Disrespectful. But the man was ready. “Don’t worry bout it. IYKYK.”

They think they’ve hit a nerve. They file that one away. It’s always good to have a solid diss in your back pocket in a tight situation.

I’m not making that up. It’s pretty much exactly what happens between Jesus and the religious leaders in John 8 (verses 12-19). They called Jesus a bastard. In public.

It doesn’t take long before the Pharisees reap what they’d sowed. Later on in the same chapter (verses 31-47), Jesus talks about those who follow his teachings being set free. Hit dogs start hollering. “What do you mean you’ll set us free! Do you know who our father is?! We’re children of ABRAHAM!” Jesus replies, “No you not. If you was, you wouldn’t be actin’ like this. Abraham wasn’t raggedy and mean spirited like y’all. I’m tryna get folks free and you tryna kill me. You actin’ like ya real daddy.”

Jesus didn’t call them bastards like they did him earlier. He said their father was the devil!!! “You don’t know who my daddy is, but I know who yo daddy is. My daddy said yo daddy ugly and can’t come to his birthday party.”

The Pharisees get MAD mad. Emotional. “Na-uh! We’re not bastards! GOD is our father!” (Seriously, I’m not making this up. I’m barely paraphrasing. Look at John 8:41)

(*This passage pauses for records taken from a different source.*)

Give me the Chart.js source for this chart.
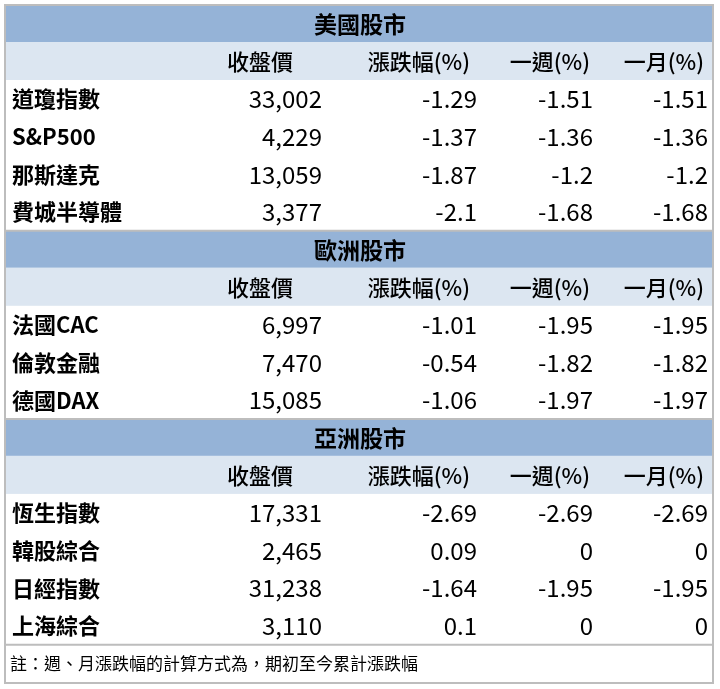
<!DOCTYPE html>
<html><head><meta charset="utf-8">
<script src="https://cdn.jsdelivr.net/npm/chart.js@4"></script>
<style>html,body{margin:0;padding:0;background:#fff}#w{width:720px;height:689px}</style>
</head><body><div id="w"><canvas id="c"></canvas></div>
<script>
const sections = ["美國股市", "歐洲股市", "亞洲股市"];
const headers = ["收盤價", "漲跌幅(%)", "一週(%)", "一月(%)"];
const usNames = ["道瓊指數", "S&P500", "那斯達克", "費城半導體"];
const usClose = ["33,002", "4,229", "13,059", "3,377"];
const usChg = [-1.29, -1.37, -1.87, -2.1];
const usWeek = [-1.51, -1.36, -1.2, -1.68];
const usMonth = [-1.51, -1.36, -1.2, -1.68];
const euNames = ["法國CAC", "倫敦金融", "德國DAX"];
const euClose = ["6,997", "7,470", "15,085"];
const euChg = [-1.01, -0.54, -1.06];
const euWeek = [-1.95, -1.82, -1.97];
const euMonth = [-1.95, -1.82, -1.97];
const asNames = ["恆生指數", "韓股綜合", "日經指數", "上海綜合"];
const asClose = ["17,331", "2,465", "31,238", "3,110"];
const asChg = [-2.69, 0.09, -1.64, 0.1];
const asWeek = [-2.69, 0, -1.95, 0];
const asMonth = [-2.69, 0, -1.95, 0];
const note = "註：週、月漲跌幅的計算方式為，期初至今累計漲跌幅";

const groups = [
  {names: usNames, cols: [usClose, usChg, usWeek, usMonth]},
  {names: euNames, cols: [euClose, euChg, euWeek, euMonth]},
  {names: asNames, cols: [asClose, asChg, asWeek, asMonth]}
];
const F = '"Noto Sans CJK TC","Noto Sans CJK SC",sans-serif';
const tablePlugin = {
  id: 'table',
  afterDraw(chart) {
    const ctx = chart.ctx, X = chart.scales.x, Y = chart.scales.y;
    const px = v => X.getPixelForValue(v), py = v => Y.getPixelForValue(v);
    const L = 5, R = 713;
    const valRight = [322, 477, 593, 708];
    const hdrRight = [293, 470, 590, 704];
    let y = 5;
    const lines = [];
    ctx.save();
    ctx.textBaseline = 'middle';
    groups.forEach((g, gi) => {
      if (gi > 0) lines.push(y);
      ctx.fillStyle = '#95B3D7';
      ctx.fillRect(px(L), py(y), px(R) - px(L), py(y + 37) - py(y));
      ctx.fillStyle = '#000';
      ctx.font = 'bold 23px ' + F; ctx.textAlign = 'center';
      ctx.fillText(sections[gi], px(360), py(y + 19));
      y += 37;
      ctx.fillStyle = '#DCE6F1';
      ctx.fillRect(px(L), py(y), px(R) - px(L), py(y + 38) - py(y));
      ctx.fillStyle = '#000'; ctx.font = '500 22px ' + F; ctx.textAlign = 'right';
      headers.forEach((h, i) => ctx.fillText(h, px(hdrRight[i]), py(y + 20)));
      y += 38;
      g.names.forEach((n, r) => {
        const cy = y + 19;
        ctx.textAlign = 'left'; ctx.font = 'bold 22px ' + F;
        ctx.fillText(n, px(12), py(cy));
        ctx.font = '24px ' + F; ctx.textAlign = 'right';
        g.cols.forEach((c, i) => ctx.fillText(String(c[r]), px(valRight[i]), py(cy)));
        y += 37.7;
      });
    });
    lines.push(y);
    ctx.font = '17px ' + F; ctx.textAlign = 'left';
    ctx.fillText(note, px(10), py(y + 19));
    ctx.strokeStyle = '#BDBDBD'; ctx.lineWidth = 2;
    lines.forEach(l => { ctx.beginPath(); ctx.moveTo(px(L), py(l)); ctx.lineTo(px(R), py(l)); ctx.stroke(); });
    ctx.strokeRect(px(L), py(5), px(R) - px(L), py(683) - py(5));
    ctx.restore();
  }
};
new Chart(document.getElementById('c'), {
  type: 'scatter',
  data: {datasets: []},
  options: {
    responsive: true, maintainAspectRatio: false, animation: false,
    layout: {padding: 0},
    plugins: {legend: {display: false}, tooltip: {enabled: false}},
    scales: {
      x: {type: 'linear', min: 0, max: 720, display: false},
      y: {type: 'linear', min: 0, max: 689, reverse: true, display: false}
    }
  },
  plugins: [tablePlugin]
});
</script></body></html>
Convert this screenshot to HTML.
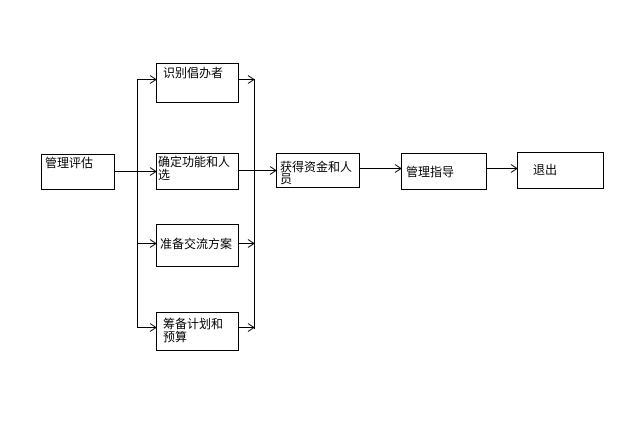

And Jesus, the clapback king, says, “If God was your father, you would’ve recognized me. But you don’t. Because yo daddy is the devil. And that’s why me speakin’ facts right now got you so mad. Can’t none of y’all accuse me of wrong, and you just out here mad. Why? Cuz ya daddy is hater and so are you.”

Y’all… these are actual interactions… from the Bible… between the Son of God and the religious leaders!!!! The Pharisees repeatedly tried to shame and malign Jesus in public, and he would not allow it. I think about this often when I encounter some of the more unlovely religious people who, emboldened by both the distance and openness of online forums, decide to call me everything but a child of God because I believe that social justice is a Biblical issue. I think about it because people often expect me to let these things roll off of my back. After all, the word “pastor” is in all of my social media handles. And a lot of times, I meet those expectations. I’ve been socialized to believe that I have to absorb these blows and keep it moving. Sometimes, that is the wise and prudent thing to do.

But… if we were to throw it back and “WWJD” the situation… we need to entertain the reality that a good old fashioned clapback is in the realm of possibilities. There are occasions when someone maligning your character and God-given identity merits a reply. The idea that the reply needs to satisfy the sensibilities of everyone and their mother’s mother is not a biblical reality.

In trying to discredit Jesus, these religious leaders shamed his mother, they attempted to shame him, and they deliberately crossed several boundaries of neighborly, respectful behavior. The response wasn’t one of turning the other cheek. The situation required Jesus highlighting the fact that these people were not who they were pretending to be.

In 2020, if you dare to follow Jesus’s example of radical love and transformation, you will find yourself at odds with a fair amount of religious and “orthodox” gatekeepers. Many of them will try you publicly with a veneer of civility and righteousness. How you respond is up to you. But as for me? I’ma talk about they daddy.